A smartphone glows in the dark, gripped by a hand whose fingers are tangled in invisible puppet strings. Those strings stretch upward, vanishing into the shadows where faceless AI algorithms pull, nudge, and rewire what this person sees, hears, and even thinks. The choices they believe are theirs — the news they consume, the ads they click, the job offers they receive — are choreographed by code they’ll never meet. Welcome to the age where digital autonomy is more mirage than reality.
Your Feed, Your Mind: Algorithms as Puppet Masters
Scroll through your social feed. Notice how posts seem tailored just for you, how ads creep into every corner of your digital life, how recommended videos never stop flowing. Underneath this convenience lies a battleground over your personal agency. AI systems, from Meta’s shiny new LLaMA 3 model to shadowy ad-targeting engines, curate experiences not to empower you — but often to maximize engagement, profit, or political sway.
The ethical challenge here is profound: if algorithms decide what information you see and which opportunities you get, are you really in control? Or are you just a passenger in a car driven by an AI whose goals are opaque and whose biases are baked into its code?
The Invisible Chains of Algorithmic Influence
When algorithms shape your reality, their power extends beyond clicks and likes. They influence opinions, reinforce stereotypes, and can deepen social divides without anyone noticing. Recent work on voice deepfake detection (yes, that creepy tech that can fake your boss’s voice) shows how AI can manipulate trust itself — how do you defend autonomy when even your sense of reality can be faked?

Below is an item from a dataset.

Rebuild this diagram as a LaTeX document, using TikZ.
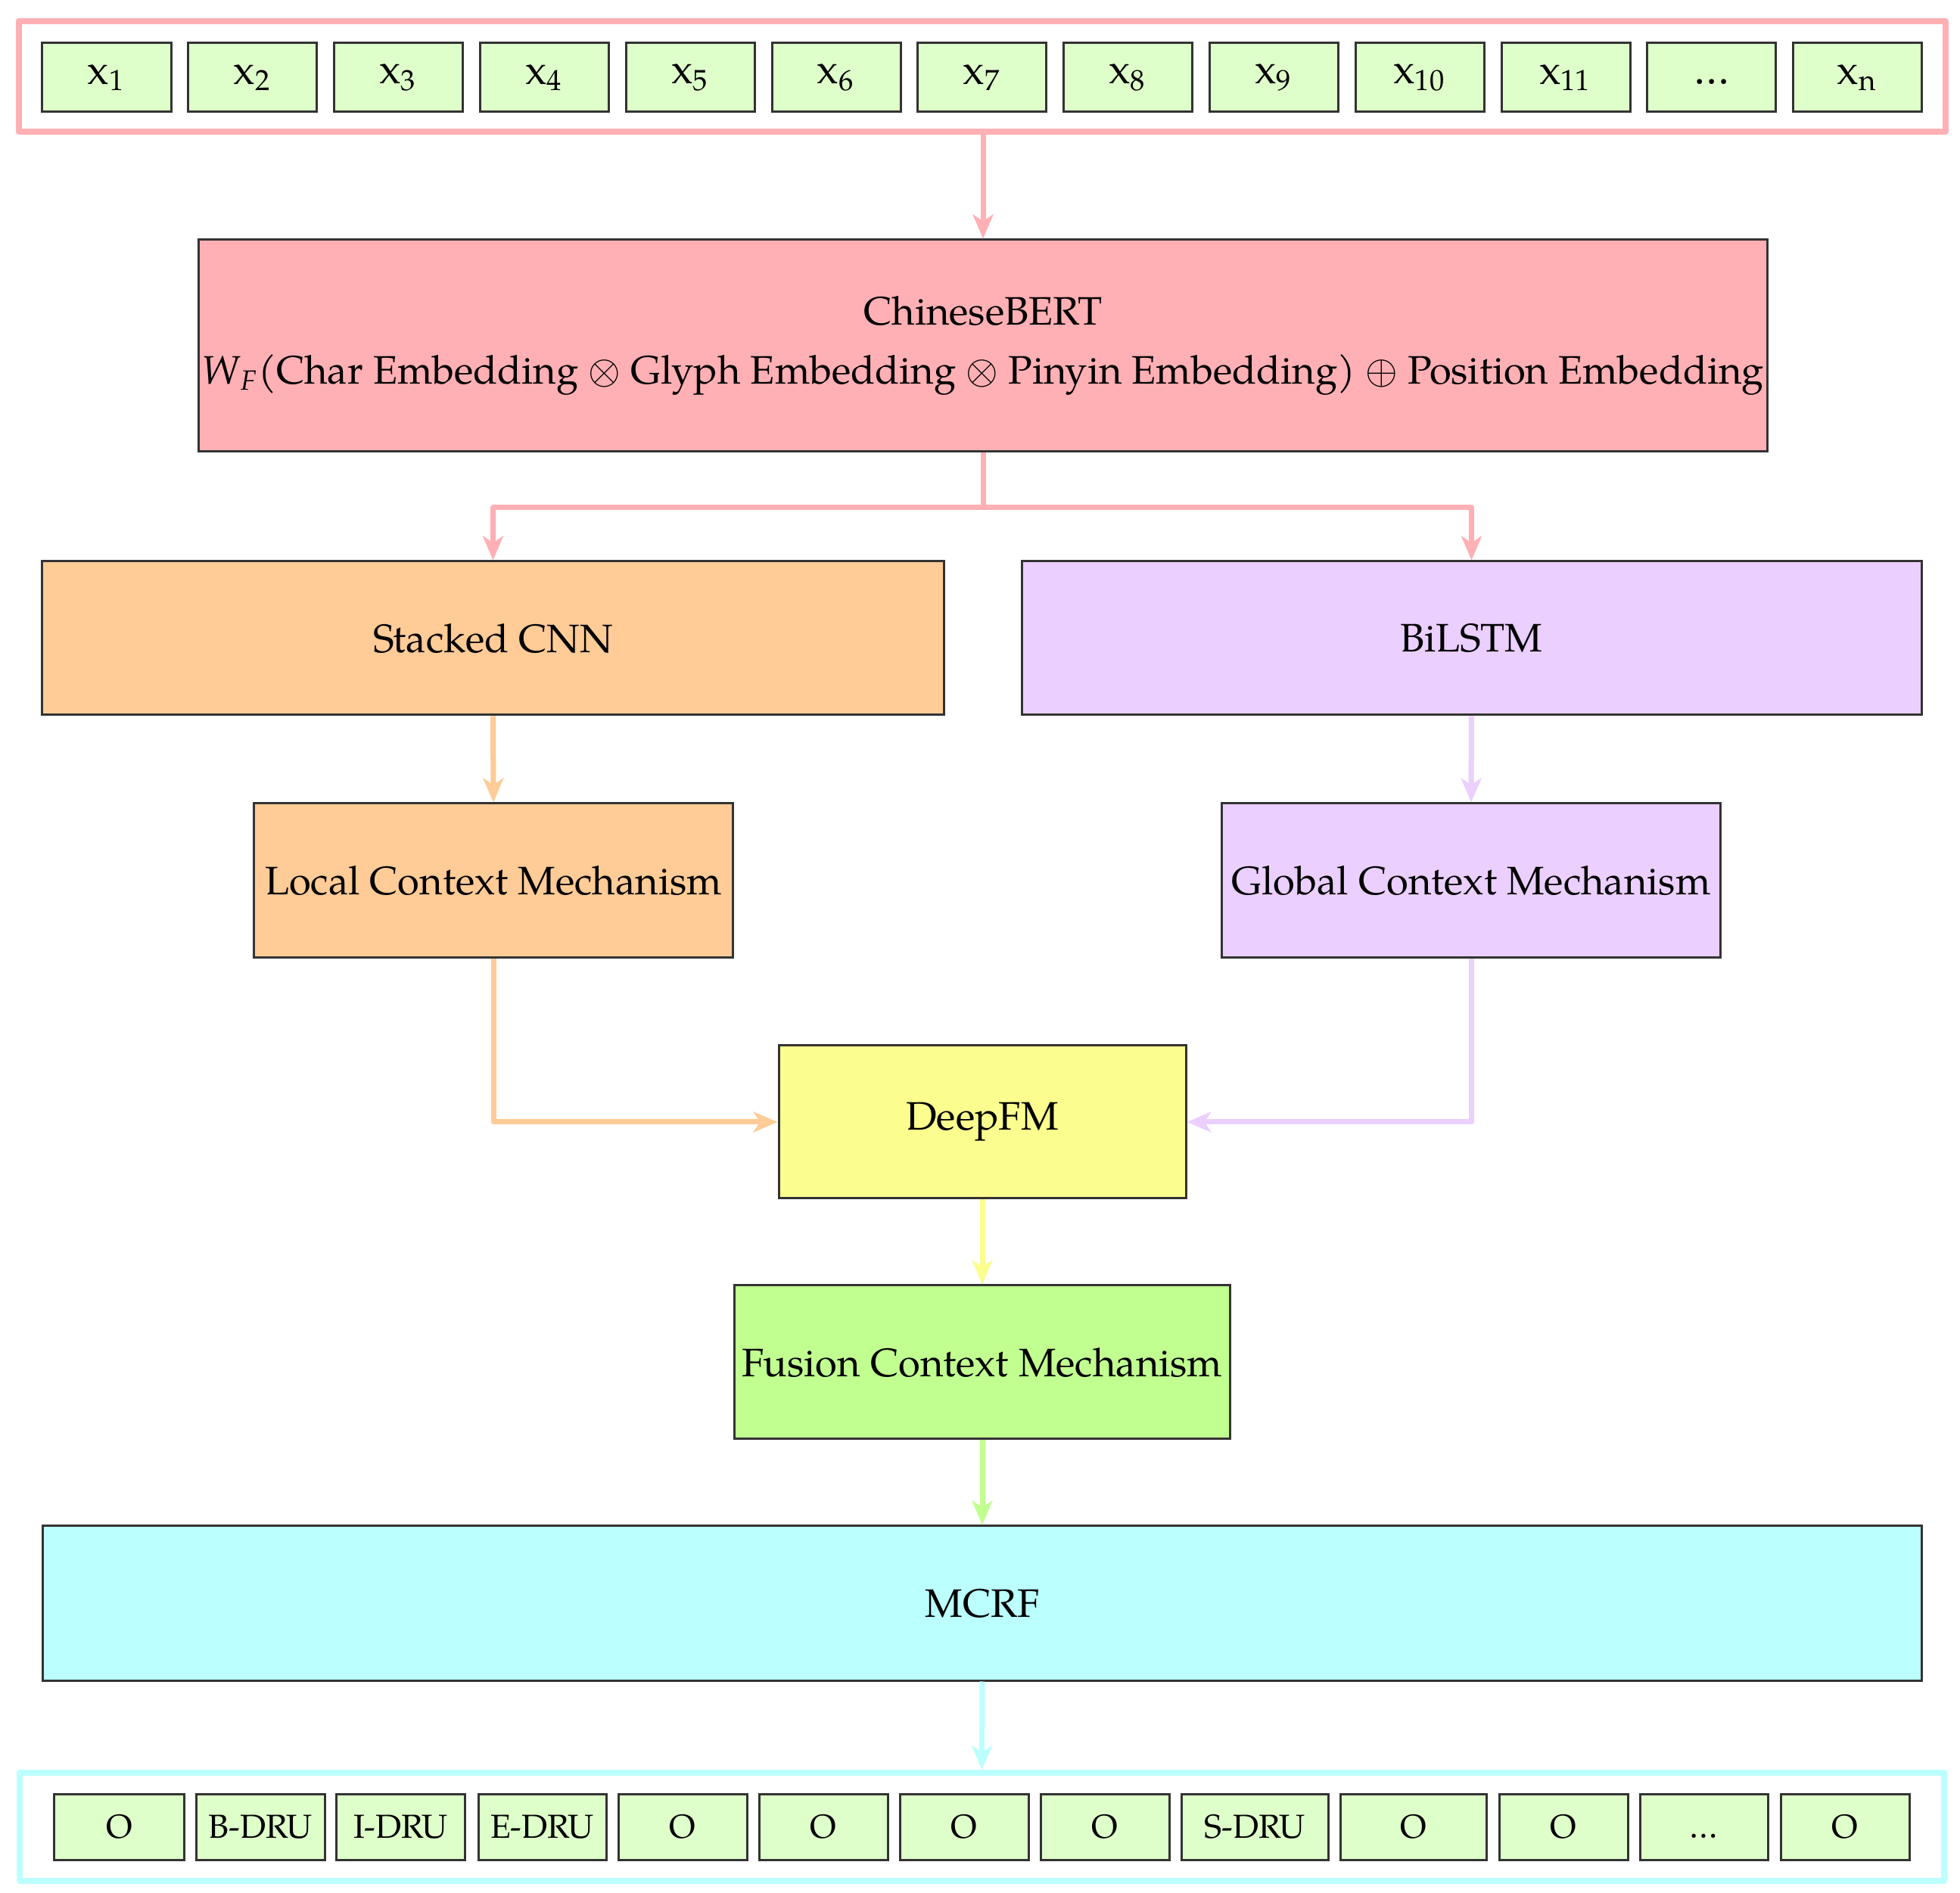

Lack of algorithmic transparency means these systems operate in a black box. You can’t see their logic, question their fairness, or opt out without losing access to essential services. This opacity erodes democratic values by concentrating power in the hands of tech giants and governments who control the data and the algorithms. The digital public square is no longer public — it’s a curated stage for invisible hands.
Digital Autonomy Isn’t a Luxury — It’s a Human Right
Digital autonomy means more than just privacy. It means control over how AI systems interact with you, the ability to understand and challenge algorithmic decisions, and the right to shape the digital environment instead of being shaped by it. This is the new frontier of personal agency.
Algorithmic transparency is a cornerstone here. When companies like Meta release new AI models, the questions we should ask aren’t just about performance or safety — they’re about who gets to see the training data, how biases are addressed, and what control users have over outputs. Without this, AI risks becoming a tool for covert social engineering rather than a servant of human interests.
The Cost of Complacency: Why We Can’t Ignore This
Ignoring digital autonomy won’t just harm individuals; it will corrode social equity and democracy itself. If marginalized communities are disproportionately surveilled or misrepresented by biased algorithms, inequalities deepen. If citizens can’t trust their information environments, polarization and misinformation thrive.
The recent calls from ethicists and technologists for open AI models, transparent data practices, and user empowerment aren’t just technobabble. They’re urgent demands to reclaim power in a world where code increasingly governs who gets heard and who stays invisible.
What You Can Do Today
Feeling powerless? Start by demanding transparency. Use tools and browser extensions that reveal why you’re seeing certain content. Support regulations that enforce algorithmic audits and user rights. When companies launch new AI features, ask questions: Can I opt out? Can I see how decisions are made? Can I correct errors?
Most importantly, recognize that digital autonomy is your right — not a privilege handed down by Silicon Valley. The future of democracy and individual freedom depends on it.